TASK DESCRIPTION: Extract the lines of the material below, beginning with the first and ending with the line that holds "45, 47.5, 50];". Skip every picture.

== COLLECTED DATA

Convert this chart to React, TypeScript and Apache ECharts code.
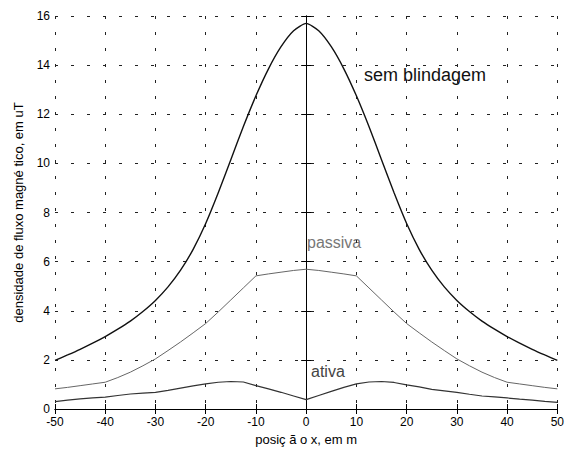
import React, { useEffect, useRef } from "react";
import * as echarts from "echarts";

const xPositions = [-50, -47.5, -45, -42.5, -40, -37.5, -35, -32.5, -30, -27.5, -25, -22.5, -20, -17.5, -15, -12.5, -10, -7.5, -5, -2.5, 0, 2.5, 5, 7.5, 10, 12.5, 15, 17.5, 20, 22.5, 25, 27.5, 30, 32.5, 35, 37.5, 40, 42.5, 45, 47.5, 50];

const semBlindagem = [1.98, 2.2, 2.43, 2.68, 2.95, 3.25, 3.58, 3.97, 4.42, 4.97, 5.65, 6.5, 7.55, 8.8, 10.15, 11.5, 12.75, 13.85, 14.75, 15.4, 15.7, 15.4, 14.75, 13.85, 12.75, 11.5, 10.15, 8.8, 7.55, 6.5, 5.65, 4.97, 4.42, 3.97, 3.58, 3.25, 2.95, 2.68, 2.43, 2.2, 1.98];

const passiva = [0.82, 0.88, 0.95, 1.02, 1.09, 1.28, 1.5, 1.76, 2.04, 2.38, 2.73, 3.1, 3.48, 3.95, 4.44, 4.93, 5.42, 5.5, 5.57, 5.64, 5.69, 5.64, 5.57, 5.5, 5.42, 4.93, 4.44, 3.95, 3.48, 3.1, 2.73, 2.38, 2.04, 1.76, 1.5, 1.28, 1.09, 1.02, 0.95, 0.88, 0.82];

const ativa = [0.3, 0.36, 0.41, 0.45, 0.48, 0.55, 0.61, 0.65, 0.68, 0.76, 0.85, 0.94, 1.02, 1.09, 1.12, 1.1, 0.95, 0.82, 0.68, 0.53, 0.38, 0.55, 0.72, 0.88, 1.02, 1.1, 1.12, 1.08, 0.98, 0.9, 0.8, 0.74, 0.68, 0.6, 0.53, 0.49, 0.45, 0.4, 0.36, 0.31, 0.27];

const xTicks = { min: -50, max: 50, interval: 10 };
const yTicks = { min: 0, max: 16, interval: 2 };

const FONT = "'Liberation Sans', Arial, Helvetica, sans-serif";

export default function App() {
  const ref = useRef<HTMLDivElement>(null);
  useEffect(() => {
    if (!ref.current) return;
    const chart = echarts.init(ref.current, undefined, { renderer: "svg" });
    const pair = (ys: number[]) => xPositions.map((x, i) => [x, ys[i]]);
    const axisLine = { show: true, lineStyle: { color: "#000", width: 1 } };
    const tick = { show: true, inside: true, length: 5, lineStyle: { color: "#000" } };
    const grid = { show: true, lineStyle: { color: "#222", width: 1, type: [3, 13] as any } };
    chart.setOption({
      animation: false,
      backgroundColor: "#fff",
      textStyle: { fontFamily: FONT },
      grid: { left: 55, right: 7, top: 16, bottom: 43, show: false },
      xAxis: [
        {
          type: "value",
          ...xTicks,
          position: "bottom",
          axisLine,
          axisTick: tick,
          splitLine: grid,
          axisLabel: { color: "#000", fontSize: 12, margin: 7, fontFamily: FONT },
          name: "posiç ã o x, em m",
          nameLocation: "middle",
          nameGap: 24,
          nameTextStyle: { color: "#000", fontSize: 13, fontFamily: FONT },
        },
        {
          type: "value",
          ...xTicks,
          position: "top",
          axisLine,
          axisTick: tick,
          splitLine: { show: false },
          axisLabel: { show: false },
        },
      ],
      yAxis: [
        {
          type: "value",
          ...yTicks,
          position: "left",
          axisLine,
          axisTick: tick,
          splitLine: grid,
          axisLabel: { color: "#000", fontSize: 12, margin: 5, fontFamily: FONT },
          name: "densidade de fluxo magné tico, em uT",
          nameLocation: "middle",
          nameGap: 30,
          nameTextStyle: { color: "#000", fontSize: 13, fontFamily: FONT },
        },
        {
          type: "value",
          ...yTicks,
          position: "right",
          axisLine,
          axisTick: tick,
          splitLine: { show: false },
          axisLabel: { show: false },
        },
      ],
      series: [
        {
          name: "sem blindagem",
          type: "line",
          data: pair(semBlindagem),
          showSymbol: false,
          smooth: 0.2,
          lineStyle: { color: "#111", width: 1.4 },
        },
        {
          name: "passiva",
          type: "line",
          data: pair(passiva),
          showSymbol: false,
          lineStyle: { color: "#666", width: 1 },
        },
        {
          name: "ativa",
          type: "line",
          data: pair(ativa),
          showSymbol: false,
          lineStyle: { color: "#333", width: 1.2 },
        },
      ],
      graphic: [
        { type: "text", left: 364, top: 66, style: { text: "sem blindagem", font: `18px ${FONT}`, fill: "#111" } },
        { type: "text", left: 307, top: 234, style: { text: "passiva", font: `16px ${FONT}`, fill: "#777" } },
        { type: "text", left: 311, top: 363, style: { text: "ativa", font: `16px ${FONT}`, fill: "#444" } },
      ],
    });
    return () => chart.dispose();
  }, []);
  return <div ref={ref} style={{ width: 567, height: 452, position: "absolute", left: 0, top: 0 }} />;
}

====

THE REPLY:
Convert this chart to React, TypeScript and Apache ECharts code.
import React, { useEffect, useRef } from "react";
import * as echarts from "echarts";

const xPositions = [-50, -47.5, -45, -42.5, -40, -37.5, -35, -32.5, -30, -27.5, -25, -22.5, -20, -17.5, -15, -12.5, -10, -7.5, -5, -2.5, 0, 2.5, 5, 7.5, 10, 12.5, 15, 17.5, 20, 22.5, 25, 27.5, 30, 32.5, 35, 37.5, 40, 42.5, 45, 47.5, 50];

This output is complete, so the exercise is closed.